Build it! Build it!" chanted the men and women in hard hats and orange work vests who lined the halls around the House chambers Thursday. The rain outside had given many of them a day off work, and they headed to the Capitol, where storm clouds of a different sort were gathering. Workers say they need the jobs that would come with a new stadium and millions of dollsars worth of construction projects that would come with a bonding bill.

"We have unemployment like we haven't seen since the Great Depression," said Harry Melander, president of the Minnesota State Building & Construction Trades Council. "Things are starting to improve a bit. But if in fact leadership moves a strong bonding bill and the stadium forward, it'll be a great boost our industry and the regional economy."

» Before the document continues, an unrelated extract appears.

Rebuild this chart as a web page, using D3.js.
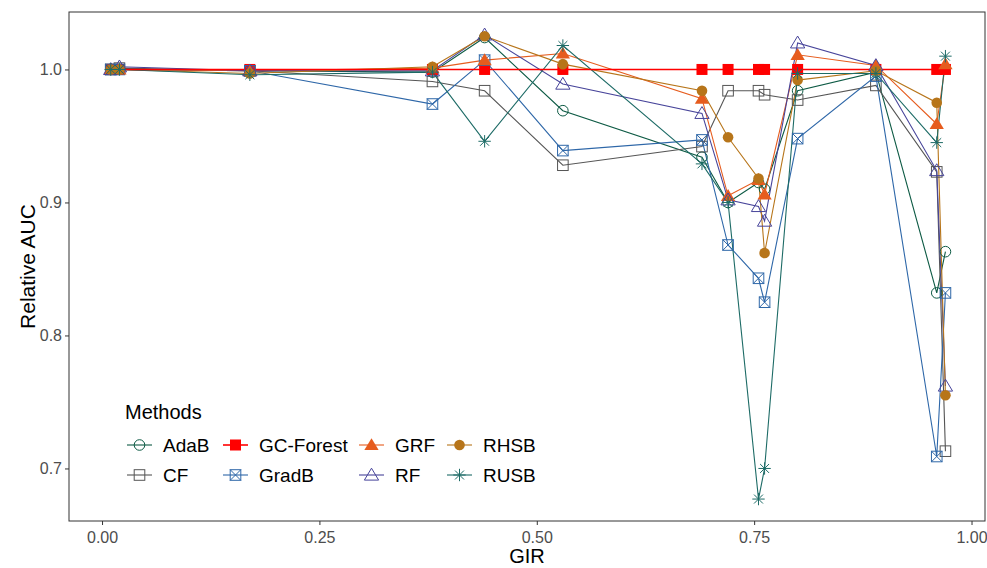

As union workers and football fans crowded the halls, Republican leaders in the House and Senate were making plans to bring a bonding bill up for a vote later on Thursday, and bring the stadium bill to the floor on Monday. The workers were anxious to hear whether their local projects were going to make it into the final version of the bill.

"Republicans have been rather skinflints on the bonding bill. You can quote me on that," said St. Paul carpenter John Swanson. "This is time to build and take care of Minnesota projects across the state, not just in the metro area, but around the whole state." Swanson added: "I'm here for jobs. I'm here for the Vikings. I'm here for the people of the state of Minnesota. I do not want this to become a Omaha, Neb., when the Vikings go south."
Howard Jensen came up from Rochester, where he's worked as a carpenter on plenty of projects over the years that were built with bonding dollars.

"It was a rain day, we came up here to take care of business," said Jensen, who is hoping the bonding bill will send more projects to his hometown. "We're after a bonding bill for a civic center we have down there and just overall more bridges, more highway work, just kind of get things fixed up in the infrastructure."